I enjoyed this book, which toes the line between worthwhile and trashy as it follows the lives of four young women who meet while working at a New York publishing house in 1952. But while it initially looks like a workplace drama, and the depiction of the workplace and the publishing business is fascinating, the book is soon swallowed by the characters’ relationship drama. It is soapy at times, and some readers will enjoy it on that level, following the romantic misadventures of young women desperate to marry. But then it can also be quite insightful about people, and critiques the idea that marriage should be a woman’s entire purpose in life. Except in the case of one dully conventional character, the more the young women here make their lives revolve around men, the harder they fall.

 

There is some variation in quality among the storylines. The book’s central character, Caroline Bender, has the most complex and nuanced plot, and is the character every reader will want to identify with – she’s smart, ambitious, self-aware, and a caring friend. The naïve, romantic April and needy aspiring actress Gregg are simpler foils for Caroline and display little common sense throughout the book (though that is perhaps not uncommon for their age – late teens and early twenties).

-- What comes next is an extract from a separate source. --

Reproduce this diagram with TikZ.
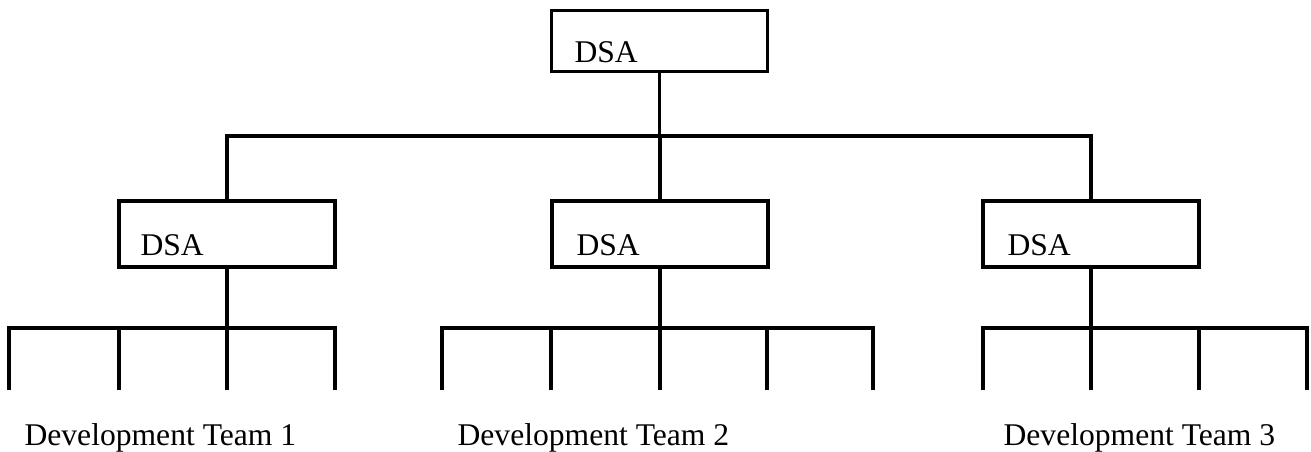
\documentclass[tikz,border=0pt]{standalone}
\usepackage{fontspec}
\setmainfont{Liberation Serif}
\begin{document}
\begin{tikzpicture}[x=1pt,y=-1pt,line width=3.2pt,
  box/.style={draw, rectangle, minimum width=216pt, minimum height=66pt, inner sep=0pt},
  topbox/.style={box, minimum height=61pt},
  lbl/.style={anchor=base west, inner sep=0pt, font=\fontsize{31.6}{38}\selectfont}]
\useasboundingbox (0,0) rectangle (1311,452);
% boxes
\node[topbox] (top) at (659.5,41) {};
\node[box] (m1) at (227,234) {};
\node[box] (m2) at (660,234) {};
\node[box] (m3) at (1091,234) {};
% box texts
\node[lbl] (ttop) at (573,63) {DSA};
\node[lbl] (tm1) at (139,255) {DSA};
\node[lbl] (tm2) at (575,255) {DSA};
\node[lbl] (tm3) at (1006,255) {DSA};
% levels
\coordinate (h1) at (0,136);
\coordinate (h2) at (0,328);
% tick ends
\coordinate (a1) at (9,390);
\coordinate (a2) at (119,390);
\coordinate (a3) at (227,390);
\coordinate (a4) at (335,390);
\coordinate (b1) at (442,390);
\coordinate (b2) at (551,390);
\coordinate (b3) at (660,390);
\coordinate (b4) at (767,390);
\coordinate (b5) at (873,390);
\coordinate (c1) at (983,390);
\coordinate (c2) at (1091,390);
\coordinate (c3) at (1199,390);
\coordinate (c4) at (1307,390);
% top level connectors
\draw (top.south) -- (top.south |- h1);
\draw (m1.north) -- (m1.north |- h1) -- (m3.north |- h1) -- (m3.north);
\draw (m2.north) -- (m2.north |- h1);
% team 1
\draw (m1.south) -- (m1.south |- h2);
\draw (a1) -- (a1 |- h2) -- (a4 |- h2) -- (a4);
\foreach \t in {a2,a3} \draw (\t |- h2) -- (\t);
% team 2
\draw (m2.south) -- (m2.south |- h2);
\draw (b1) -- (b1 |- h2) -- (b5 |- h2) -- (b5);
\foreach \t in {b2,b3,b4} \draw (\t |- h2) -- (\t);
% team 3
\draw (m3.south) -- (m3.south |- h2);
\draw (c1) -- (c1 |- h2) -- (c4 |- h2) -- (c4);
\foreach \t in {c2,c3} \draw (\t |- h2) -- (\t);
% labels
\node[lbl] (team1) at (23,445) {Development Team 1};
\node[lbl] (team2) at (456,445) {Development Team 2};
\node[lbl] (team3) at (1002,445) {Development Team 3};
\end{tikzpicture}
\end{document}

It is difficult to say much about the fourth character, Barbara; though potentially interesting, we see little of her and she seems to be included primarily to represent the difficulties faced by a single mother looking for love.

 

The endings to these storylines are rather pat and sometimes melodramatic, except for Caroline’s, which is mostly confusing, though it can be interpreted as empowering. But there is a lot of good stuff along the way: a window into a setting that feels very authentic (as it should, since the author evidently wrote from her own experience), with enough detail to bring the time and place to life but without slowing down the story; immersive storylines with believable characters and a lot of good dialogue. It is always fun in older books – those that give a complete enough view of the characters’ lives to allow for it – to see how much has changed and how much hasn’t. I had a lot of fun reading this book, but am glad to live in a culture that has moved on from this all-encompassing obsession with marriage.